Child Support, Child Custody, Parenting Time & Paternity
Following divorce or separation, each parent has a continuing obligation to financially support their child(ren) until emancipation. The right to child support is considered to belong to the child(ren) as opposed to the custodial parent. As such, New Jersey has developed specific Child Support Guidelines to determine the appropriate amount of child support to be paid or received in each case.
The New Jersey Child Support Guidelines take the following factors into consideration (amongst others): each parent’s income (whether actual or imputed); the cost of providing health insurance for the child(ren); any work-related child care costs; the payment and/or receipt of alimony by either party; and the number of overnights each parent enjoys with the child(ren).
At Eveland & Foster, LLC, our New Jersey child support lawyers are experienced in the interpretation and application of the Child Support Guidelines and related statutory and case law.
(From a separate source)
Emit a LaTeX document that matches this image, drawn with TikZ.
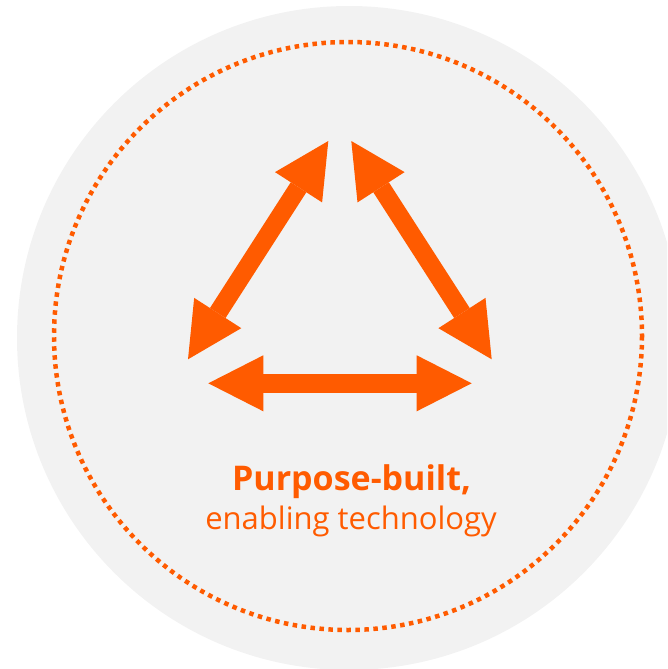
\documentclass[tikz,border=0pt]{standalone}
\usepackage{fontspec}
\setmainfont{Open Sans}
\usetikzlibrary{arrows.meta}
\definecolor{brandorange}{RGB}{255,91,0}
\definecolor{discgray}{RGB}{242,242,242}

\begin{document}
\begin{tikzpicture}[
  x=1pt, y=-1pt,
  link/.style={draw=brandorange, line width=18.5pt, {Triangle[length=55pt, width=56pt, line width=0pt]}-{Triangle[length=55pt, width=56pt, line width=0pt]}},
  ring/.style={draw=brandorange, line width=4.5pt, dash pattern=on 4.5pt off 4.5pt},
  caption/.style={text=brandorange, anchor=base, inner sep=0pt}
]
\useasboundingbox (0,0) rectangle (667,669);
\clip (0,0) rectangle (667,669);

% disc and dotted ring
\fill[discgray] (349,338) circle[radius=332];
\draw[ring] (348,336) circle[radius=294];

% corners of the cycle
\coordinate (top-l) at (328.3,141);
\coordinate (top-r) at (351.3,141);
\coordinate (low-l) at (188,359.3);
\coordinate (low-r) at (491.7,359.3);
\coordinate (base-l) at (208.3,383.3);
\coordinate (base-r) at (471.7,383.3);

\draw[link] (low-l) -- (top-l);
\draw[link] (top-r) -- (low-r);
\draw[link] (base-l) -- (base-r);

\node[caption, font=\fontsize{34}{40}\selectfont\bfseries] (title) at (351.5,490) {Purpose-built,};
\node[caption, font=\fontsize{31}{37}\selectfont] (subtitle) at (351,529) {enabling technology};
\end{tikzpicture}
\end{document}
Contact us for an assessment of your specific circumstances.
Child Custody, Parenting Time & Paternity
The issues of child custody and parenting time are often the most sensitive and emotional for parties going through a divorce, and the most difficult for a court to decide. In every case, each parent has the right to a continuing relationship with their children. For the court, the guiding principle behind every child custody determination is the “best interest of the child”. Same has been described as “an expression of the court’s special responsibility to safeguard the interests of a child at the center of a custody dispute”. Kinsella v. Kinsella, 150 N.J. 276, 317 (1997).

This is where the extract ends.